OTTUMWA, OCTOBER 2
Former President Donald Trump campaigned in southeast Iowa Sunday in the middle of a fall campaign push aimed at locking in supporters with large organizing events.
As he has with his other recent travels to the leadoff caucus state, Trump stumped in an area that formerly supported Democrats but has embraced him, as the influence trade unions once held has shrunk and lost voters to Republicans.
Trump headlined an afternoon event in Ottumwa, where 2,500 packed the inside of an event hall at the Bridge View Center in Ottumwa.

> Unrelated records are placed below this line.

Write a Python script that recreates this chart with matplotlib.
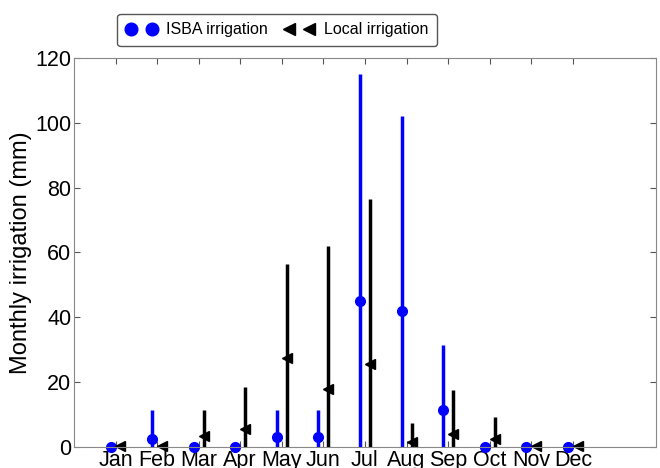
import numpy as np
import matplotlib.pyplot as plt

plt.rcParams['font.family'] = ['Liberation Sans', 'DejaVu Sans']

months = ['Jan', 'Feb', 'Mar', 'Apr', 'May', 'Jun', 'Jul', 'Aug', 'Sep', 'Oct', 'Nov', 'Dec']
isba_mean = [0, 2.5, 0, 0, 3, 3, 45, 42, 11.5, 0, 0, 0]
isba_max = [0, 11.5, 0, 0, 11.5, 11.5, 115, 102, 31.5, 0, 0, 0]
local_mean = [0.3, 0.3, 3.5, 5.5, 27.5, 18, 25.7, 1.5, 4, 2.5, 0.2, 0.2]
local_max = [0.3, 0.3, 11.5, 18.5, 56.3, 62, 76.5, 7.5, 17.5, 9.2, 0.2, 0.2]

x = np.arange(1, 13)
off = 0.12

fig = plt.figure(figsize=(6.6, 4.68), dpi=100)
ax = fig.add_axes([0.112, 0.045, 0.882, 0.831])

ax.vlines(x - off, 0, isba_max, color='blue', lw=2.5)
ax.vlines(x + off, 0, local_max, color='black', lw=2.5)
ax.plot(x - off, isba_mean, 'o', color='blue', ms=7, mec='blue', label='ISBA irrigation', clip_on=False)
ax.plot(x + off, local_mean, '<', color='black', ms=7, label='Local irrigation', clip_on=False)

ax.set_xlim(0, 14)
ax.set_ylim(0, 120)
ax.set_xticks(x)
ax.set_xticklabels(months)
ax.set_yticks(np.arange(0, 121, 20))
ax.tick_params(direction='in', top=True, right=True, labelsize=15.5, pad=2, length=4, color='#555555')
ax.set_ylabel('Monthly irrigation (mm)', fontsize=17, labelpad=2)
for s in ax.spines.values():
    s.set_color('#888888')

leg = fig.legend(loc='center', bbox_to_anchor=(0.42, 0.936), ncol=2, numpoints=2,
                 fontsize=11.5, fancybox=True, framealpha=1, edgecolor='#555555',
                 markerscale=1.3, handlelength=1.9, handletextpad=0.6,
                 columnspacing=1.0, borderpad=0.55, borderaxespad=0)

fig.savefig('out.png', dpi=100)
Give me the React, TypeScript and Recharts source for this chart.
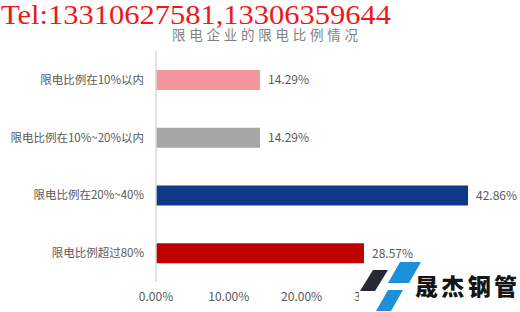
import React from 'react';
import { BarChart, Bar, XAxis, YAxis, Cell, LabelList } from 'recharts';

const categories = [
  '限电比例在10%以内',
  '限电比例在10%~20%以内',
  '限电比例在20%~40%',
  '限电比例超过80%',
];
const shares = [14.29, 14.29, 42.86, 28.57];
const barColors = ['#F1959F', '#A6A6A6', '#0F3A88', '#C00000'];
// the 40% / 50% ticks sit under the logo stamp, so only these are labelled
const xTicks = [0, 10, 20, 30];

const data = categories.map((name, i) => ({ name, value: shares[i] }));

const W = 520;
const H = 312;
const gray = '#595959';
const cjk = '"Noto Sans CJK SC", "Noto Sans", sans-serif';

export default function App() {
  return (
    <div style={{ position: 'absolute', left: 0, top: 0, width: W, height: H, background: '#fff' }}>
      <BarChart
        width={W}
        height={H}
        data={data}
        layout="vertical"
        margin={{ top: 51, right: 0, bottom: 0, left: 0 }}
        barCategoryGap={0}
      >
        <XAxis
          type="number"
          domain={[0, 50]}
          ticks={xTicks}
          tickFormatter={(v: number) => `${v.toFixed(2)}%`}
          axisLine={false}
          tickLine={false}
          tickMargin={4}
          height={30}
          interval={0}
          tick={{ fontSize: 12, fill: gray, fontFamily: cjk }}
        />
        <YAxis
          type="category"
          dataKey="name"
          width={156}
          axisLine={{ stroke: '#D9D9D9', strokeWidth: 1.5 }}
          tickLine={false}
          tickMargin={6}
          tick={{ fontSize: 11.5, fill: gray, fontFamily: cjk }}
        />
        <Bar dataKey="value" barSize={20} isAnimationActive={false}>
          {data.map((d, i) => (
            <Cell key={d.name} fill={barColors[i]} />
          ))}
          <LabelList
            dataKey="value"
            position="right"
            offset={8}
            formatter={(v: number) => `${v.toFixed(2)}%`}
            style={{ fontSize: 12, fill: gray, fontFamily: cjk }}
          />
        </Bar>
      </BarChart>

      {/* title, contact line and logo stamp drawn on top of the chart */}
      <svg width={W} height={H} style={{ position: 'absolute', left: 0, top: 0, pointerEvents: 'none' }}>
        <text
          x={172}
          y={39.5}
          fontSize={13.5}
          fill="#7F7F7F"
          fontFamily={cjk}
          textLength={186}
          lengthAdjust="spacing"
        >
          限电企业的限电比例情况
        </text>
        <text
          x={1}
          y={24}
          fontSize={28}
          fill="#F01818"
          fontFamily='"Liberation Serif", "DejaVu Serif", serif'
          textLength={390}
          lengthAdjust="spacingAndGlyphs"
        >
          Tel:13310627581,13306359644
        </text>
        <g>
          <rect x={359} y={265} width={161} height={47} fill="#fff" />
          <polygon points="373,270 388,270 375,291 360,291" fill="#262B33" />
          <polygon points="400,262 421,262 409,283 388,283" fill="#1E8FDB" />
          <polygon points="388,290 403,290 391,311 376,311" fill="#1E8FDB" />
          <text
            x={415}
            y={295}
            fontSize={23}
            fontWeight={900}
            fill="#151515"
            fontFamily={cjk}
            textLength={102}
            lengthAdjust="spacing"
          >
            晟杰钢管
          </text>
        </g>
      </svg>
    </div>
  );
}
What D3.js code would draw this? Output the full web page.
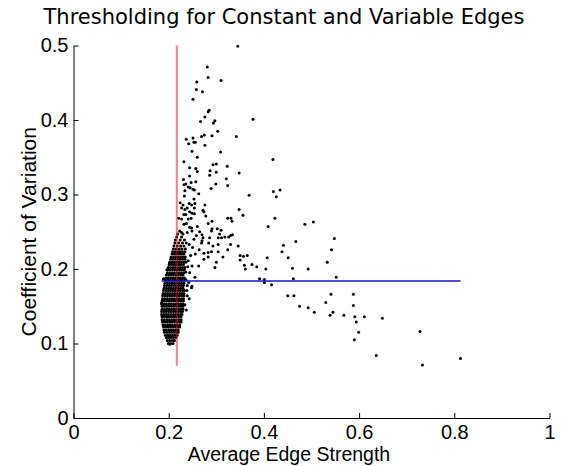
<!DOCTYPE html>
<html><head><meta charset="utf-8">
<script src="https://cdn.jsdelivr.net/npm/d3@7/dist/d3.min.js"></script>
<style>
html,body{margin:0;padding:0;background:#fff;}
svg{display:block;}
.tick text{font-family:"Liberation Sans",Arial,sans-serif;font-size:20px;fill:#000;}
</style></head><body>
<svg id="chart" width="564" height="466"></svg>
<script>
const titleText = "Thresholding for Constant and Variable Edges";
const xLabelText = "Average Edge Strength";
const yLabelText = "Coefficient of Variation";
const xTicks = [0, 0.2, 0.4, 0.6, 0.8, 1];
const xTickLabels = ["0", "0.2", "0.4", "0.6", "0.8", "1"];
const yTicks = [0, 0.1, 0.2, 0.3, 0.4, 0.5];
const yTickLabels = ["0", "0.1", "0.2", "0.3", "0.4", "0.5"];

// threshold lines
const strengthThreshold = 0.217;
const strengthLineRange = [0.07, 0.5];
const cvThreshold = 0.184;
const cvLineRange = [0.185, 0.813];

// dense core: each row = [cv, strength values...]
const coreRows = [
[0.100,0.199,0.204,0.209],
[0.104,0.197,0.202,0.207,0.212],
[0.108,0.195,0.200,0.205,0.210,0.215],
[0.111,0.193,0.198,0.203,0.208,0.213,0.218],
[0.115,0.191,0.196,0.201,0.206,0.211,0.216,0.220],
[0.118,0.190,0.195,0.200,0.205,0.210,0.215,0.220],
[0.122,0.189,0.194,0.199,0.204,0.209,0.214,0.219,0.223],
[0.125,0.188,0.193,0.198,0.203,0.208,0.213,0.218,0.223],
[0.129,0.187,0.192,0.197,0.202,0.207,0.212,0.217,0.222,0.226],
[0.132,0.186,0.191,0.196,0.201,0.206,0.211,0.216,0.221,0.226],
[0.136,0.186,0.191,0.196,0.201,0.206,0.211,0.216,0.221,0.226],
[0.139,0.185,0.190,0.195,0.200,0.205,0.210,0.215,0.220,0.225,0.228],
[0.143,0.185,0.190,0.195,0.200,0.205,0.210,0.215,0.220,0.225,0.229],
[0.146,0.186,0.191,0.196,0.201,0.206,0.211,0.216,0.221,0.226,0.230],
[0.150,0.186,0.191,0.196,0.201,0.206,0.211,0.216,0.221,0.226,0.230],
[0.153,0.185,0.190,0.195,0.200,0.205,0.210,0.215,0.220,0.225,0.230],
[0.157,0.186,0.191,0.196,0.201,0.206,0.211,0.216,0.221,0.226,0.231],
[0.160,0.187,0.192,0.197,0.202,0.207,0.212,0.217,0.222,0.227,0.231],
[0.164,0.187,0.192,0.197,0.202,0.207,0.212,0.217,0.222,0.227,0.232],
[0.167,0.188,0.193,0.198,0.203,0.208,0.213,0.218,0.223,0.228,0.232],
[0.171,0.189,0.194,0.199,0.204,0.209,0.214,0.219,0.224,0.229,0.233],
[0.174,0.190,0.195,0.200,0.205,0.210,0.215,0.220,0.225,0.230],
[0.178,0.191,0.196,0.201,0.206,0.211,0.216,0.221,0.226,0.231],
[0.181,0.192,0.197,0.202,0.207,0.212,0.217,0.222,0.227,0.232],
[0.185,0.193,0.198,0.203,0.208,0.213,0.218,0.223,0.228,0.233],
[0.188,0.194,0.199,0.204,0.209,0.214,0.219,0.224,0.229,0.233],
[0.192,0.195,0.200,0.205,0.210,0.215,0.220,0.225,0.230],
[0.195,0.197,0.202,0.207,0.212,0.217,0.222,0.227,0.232],
[0.199,0.198,0.203,0.208,0.213,0.218,0.223,0.228,0.233],
[0.202,0.199,0.204,0.209,0.214,0.219,0.224,0.229,0.234],
[0.206,0.201,0.206,0.211,0.216,0.221,0.226,0.231],
[0.209,0.202,0.207,0.212,0.217,0.222,0.227,0.232,0.236],
[0.213,0.204,0.209,0.214,0.219,0.224,0.229,0.234],
[0.216,0.205,0.210,0.215,0.220,0.225,0.230,0.235],
[0.220,0.207,0.212,0.217,0.222,0.227,0.232],
[0.223,0.208,0.214,0.219,0.224,0.229,0.234],
[0.227,0.210,0.216,0.222,0.228,0.235],
[0.231,0.211,0.218,0.225,0.232],
[0.235,0.213,0.221,0.229,0.237],
[0.239,0.214,0.224,0.233],
[0.243,0.217,0.227],
[0.247,0.219,0.230]
];

// scattered edges: [strength, cv]
const scatterPoints = [
[0.345,0.499],[0.281,0.471],[0.283,0.457],[0.310,0.453],[0.259,0.451],[0.258,0.441],[0.271,0.438],[0.251,0.428],[0.285,0.413],[0.283,0.411],
[0.276,0.404],[0.297,0.399],[0.294,0.396],[0.267,0.398],[0.377,0.401],[0.303,0.385],[0.275,0.380],[0.269,0.378],[0.291,0.379],[0.342,0.378],
[0.237,0.374],[0.251,0.376],[0.242,0.368],[0.253,0.370],[0.256,0.370],[0.276,0.366],[0.249,0.358],[0.309,0.357],[0.260,0.350],[0.232,0.344],
[0.419,0.347],[0.293,0.340],[0.300,0.341],[0.323,0.338],[0.244,0.336],[0.257,0.335],[0.287,0.332],[0.300,0.330],[0.260,0.331],[0.348,0.329],
[0.286,0.326],[0.244,0.325],[0.231,0.320],[0.321,0.321],[0.257,0.317],[0.247,0.316],[0.232,0.313],[0.236,0.314],[0.299,0.314],[0.324,0.312],
[0.241,0.310],[0.245,0.309],[0.289,0.308],[0.234,0.305],[0.251,0.307],[0.254,0.306],[0.420,0.304],[0.434,0.306],[0.263,0.301],[0.233,0.298],
[0.369,0.299],[0.426,0.297],[0.253,0.294],[0.224,0.289],[0.230,0.286],[0.243,0.288],[0.248,0.286],[0.255,0.288],[0.276,0.286],[0.227,0.282],
[0.234,0.280],[0.239,0.282],[0.254,0.282],[0.272,0.279],[0.274,0.277],[0.348,0.280],[0.244,0.277],[0.249,0.275],[0.254,0.274],[0.232,0.273],
[0.236,0.273],[0.356,0.272],[0.278,0.271],[0.221,0.268],[0.227,0.267],[0.241,0.267],[0.247,0.268],[0.324,0.268],[0.331,0.268],[0.333,0.264],
[0.423,0.268],[0.291,0.264],[0.283,0.261],[0.486,0.260],[0.504,0.263],[0.409,0.257],[0.232,0.260],[0.237,0.261],[0.260,0.257],[0.302,0.254],
[0.310,0.252],[0.291,0.254],[0.244,0.256],[0.248,0.255],[0.223,0.251],[0.227,0.249],[0.239,0.249],[0.265,0.250],[0.270,0.246],[0.330,0.245],
[0.326,0.243],[0.272,0.242],[0.304,0.242],[0.548,0.241],
[0.542,0.226],[0.533,0.209],[0.552,0.189],[0.467,0.237],[0.441,0.232],[0.438,0.223],[0.451,0.215],[0.460,0.201],[0.493,0.200],[0.462,0.187],
[0.407,0.215],[0.404,0.200],[0.385,0.203],[0.375,0.206],[0.359,0.205],[0.361,0.200],[0.350,0.218],[0.357,0.217],[0.365,0.218],[0.350,0.212],
[0.346,0.231],[0.391,0.187],[0.401,0.186],[0.401,0.182],[0.416,0.179],[0.450,0.164],[0.463,0.164],[0.475,0.150],[0.493,0.148],[0.506,0.142],
[0.530,0.155],[0.541,0.166],[0.539,0.138],[0.545,0.142],[0.568,0.138],[0.334,0.246],[0.318,0.243],[0.330,0.233],[0.324,0.226],[0.314,0.216],
[0.304,0.223],[0.290,0.223],[0.283,0.216],[0.300,0.209],[0.297,0.202],[0.274,0.221],[0.269,0.235],[0.263,0.204],[0.255,0.189],[0.249,0.177],
[0.239,0.178],[0.243,0.160],[0.284,0.235],[0.290,0.251],[0.311,0.242],[0.185,0.154],[0.189,0.187],[0.196,0.199],[0.202,0.207],[0.202,0.099],
[0.211,0.104],[0.200,0.108],
[0.588,0.166],[0.588,0.151],[0.591,0.136],[0.611,0.136],[0.649,0.134],[0.594,0.129],[0.599,0.115],[0.728,0.116],[0.590,0.105],[0.636,0.084],
[0.813,0.080],[0.733,0.071],
[0.270,0.238],[0.258,0.245],[0.249,0.251],[0.253,0.240],[0.243,0.233],[0.250,0.229],[0.264,0.226],[0.256,0.220],[0.246,0.218],[0.241,0.211],
[0.249,0.204],[0.244,0.195],[0.236,0.186],[0.248,0.175],[0.239,0.164],[0.274,0.213],[0.283,0.222],[0.293,0.231],[0.304,0.233],[0.286,0.242],
[0.307,0.247],[0.238,0.171],[0.242,0.182],[0.236,0.196],[0.240,0.203],[0.234,0.152],[0.237,0.145]
];

const svg = d3.select("#chart");
const plot = {left: 73.5, right: 549.5, top: 45.5, bottom: 418};
const x = d3.scaleLinear().domain([0, 1]).range([plot.left, plot.right]);
const y = d3.scaleLinear().domain([0, 0.5]).range([plot.bottom, plot.top]);

const points = [];
coreRows.forEach(r => { for (let i = 1; i < r.length; i++) points.push([r[i], r[0]]); });
scatterPoints.forEach(p => points.push(p));

svg.append("g").selectAll("circle").data(points).join("circle")
  .attr("cx", d => x(d[0])).attr("cy", d => y(d[1])).attr("r", 1.5).attr("fill", "#000");

svg.append("line")
  .attr("x1", x(strengthThreshold)).attr("x2", x(strengthThreshold))
  .attr("y1", y(strengthLineRange[0])).attr("y2", y(strengthLineRange[1]))
  .attr("stroke", "#ff0000").attr("stroke-opacity", 0.5).attr("stroke-width", 2);

svg.append("line")
  .attr("x1", x(cvLineRange[0])).attr("x2", x(cvLineRange[1]))
  .attr("y1", y(cvThreshold)).attr("y2", y(cvThreshold))
  .attr("stroke", "#1414c8").attr("stroke-width", 1.5);

const xAxis = svg.append("g").attr("transform", `translate(0,${plot.bottom})`)
  .call(d3.axisBottom(x).tickValues(xTicks).tickFormat((d, i) => xTickLabels[i])
    .tickSizeInner(-5).tickSizeOuter(0).tickPadding(7));
const yAxis = svg.append("g").attr("transform", `translate(${plot.left},0)`)
  .call(d3.axisLeft(y).tickValues(yTicks).tickFormat((d, i) => yTickLabels[i])
    .tickSizeInner(-5).tickSizeOuter(0).tickPadding(5));
[xAxis, yAxis].forEach(g => {
  g.select(".domain").attr("stroke", "#000").attr("stroke-width", 1);
  g.selectAll(".tick line").attr("stroke", "#000").attr("stroke-width", 1);
});

svg.append("text").attr("x", 284).attr("y", 24).attr("text-anchor", "middle")
  .style("font-family", "'DejaVu Sans', sans-serif").style("font-size", "21px").text(titleText);

svg.append("text").attr("x", 289).attr("y", 461).attr("text-anchor", "middle")
  .style("font-family", "'Liberation Sans', Arial, sans-serif").style("font-size", "19.5px").text(xLabelText);

svg.append("text").attr("transform", `translate(36,${(plot.top + plot.bottom) / 2}) rotate(-90)`)
  .attr("text-anchor", "middle")
  .style("font-family", "'Liberation Sans', Arial, sans-serif").style("font-size", "21px").text(yLabelText);
</script>
</body></html>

The small city is a hub in eastern Iowa and the seat of Wapello County, one of 31 counties Trump carried in 2016 that Democrat Barack Obama had won four years earlier.
It was Trump's second trip in two weeks to eastern Iowa, where he was drawing large crowds, as his campaign has sought to step up their press to urge voters to commit to support him in the Jan. 15 caucuses, where more than a half-dozen other Republicans are vying to rise as a threat to his popularity within the party.
"With your support on Monday, Jan. 15, we're going to win the caucuses in an historic landslide," Trump told the packed event hall in Ottumwa Sunday.
The crowd spent hours waiting outdoors to enter the Trump event, despite sweltering heat uncommon for early October. It was a stark contrast to the roughly 200 who attended a campaign stop in suburban Des Moines Saturday by former United Nations Ambassador Nikki Haley, who has gained renewed interest in Iowa since the first two Republican presidential debates.
Trump is expected back to the Waterloo and Cedar Rapids areas next week.
Trump, the first Republican to capture the county since the Eisenhower administration, campaigned the week before in northeast Iowa. There, he drew about 1,400 to rural Jackson County along the Mississippi River and almost 2,000 to Dubuque County to the north. Like Wapello, Dubuque County had been a Democratic stronghold for decades before 2016.
Though aides said they were not specifically targeting counties that Trump flipped in 2016, they noted that he has had success in the eastern part of Iowa where manufacturing has declined sharply in the past two decades. His administration's renegotiation of the U.S. trade pact with Canada and Mexico remains popular.
Rick Anderson and his wife Nancy, who were filing into the hall, are the kind of voters whom Trump's campaign would like to persuade to caucus for the candidate on Jan. 15. They used to vote Democratic but switched in 2016 to support Trump. They have not attended Iowa's Republican precinct caucuses in the past.
Rick Anderson, a retired union millwright who co-owns a small business with his wife, is among the many longtime union members who kept Wapello County and others in Iowa's once-robust, eastern manufacturing corridor reliably Democratic-performing until Trump.
"We like what he says. He says 'Drill, baby, drill,' and that's got my heart. Because that's what's wrong with the country is energy. Solve that problem and you solve so many other problems," Anderson said. "Democrats have lost touch with people like us."
Trump later traveled with his motorcade 40 miles northeast to Leighton, Iowa, where he visited a soybean farm. There, he autographed a John Deere combine and touted his administration's trade policy as a boon for farmers, even as Mexico and Canada seek to renegotiate the 2020 United States-Mexico-Canada Agreement.
In front of the polished, green farm implement and a backdrop of amber soybeans, Trump also commented on the stop-gap government spending measure aimed at keeping the federal government from a partial shutdown. Trump said House Republicans, who hold a thin majority, "got very little."
"I think they could have done a much better deal," he said.
As Trump maintains a strong lead in Iowa, his Republican rivals are scrambling for backing, hoping a strong showing can help them consolidate the non-Trump support.
Trump volunteers at the site held clipboards stacked with pledge cards and asked attendees whether they would commit to support Trump at the caucuses.
Trump arrived in Iowa after a two-day trip to California, where he picked up 6 million of his 74 million votes in 2020 while losing the state by 30 percentage points to Democrat Joe Biden.
In a fiery speech that delighted Republicans dejected after decades of Democratic control, Trump escalated his long-standing tough-on-crime message with calls for violent retribution for against criminals. People caught robbing stores should be shot, Trump said to applause. He raised money during his trip to Orange County, once a bastion of conservatism in Southern California that has become increasingly competitive.
While Trump's would-be Republican challengers sparred in the second primary debate earlier in the week, Trump was in another key blue-collar county in the general election battleground of Michigan. Trump spoke during Wednesday night's debate in Macomb County, Michigan, north of Detroit at a nonunion manufacturing plant, where he blasted Biden's push for electric cars amid an autoworkers' strike. Trump carried Macomb County twice, after Obama did in 2008 and 2012.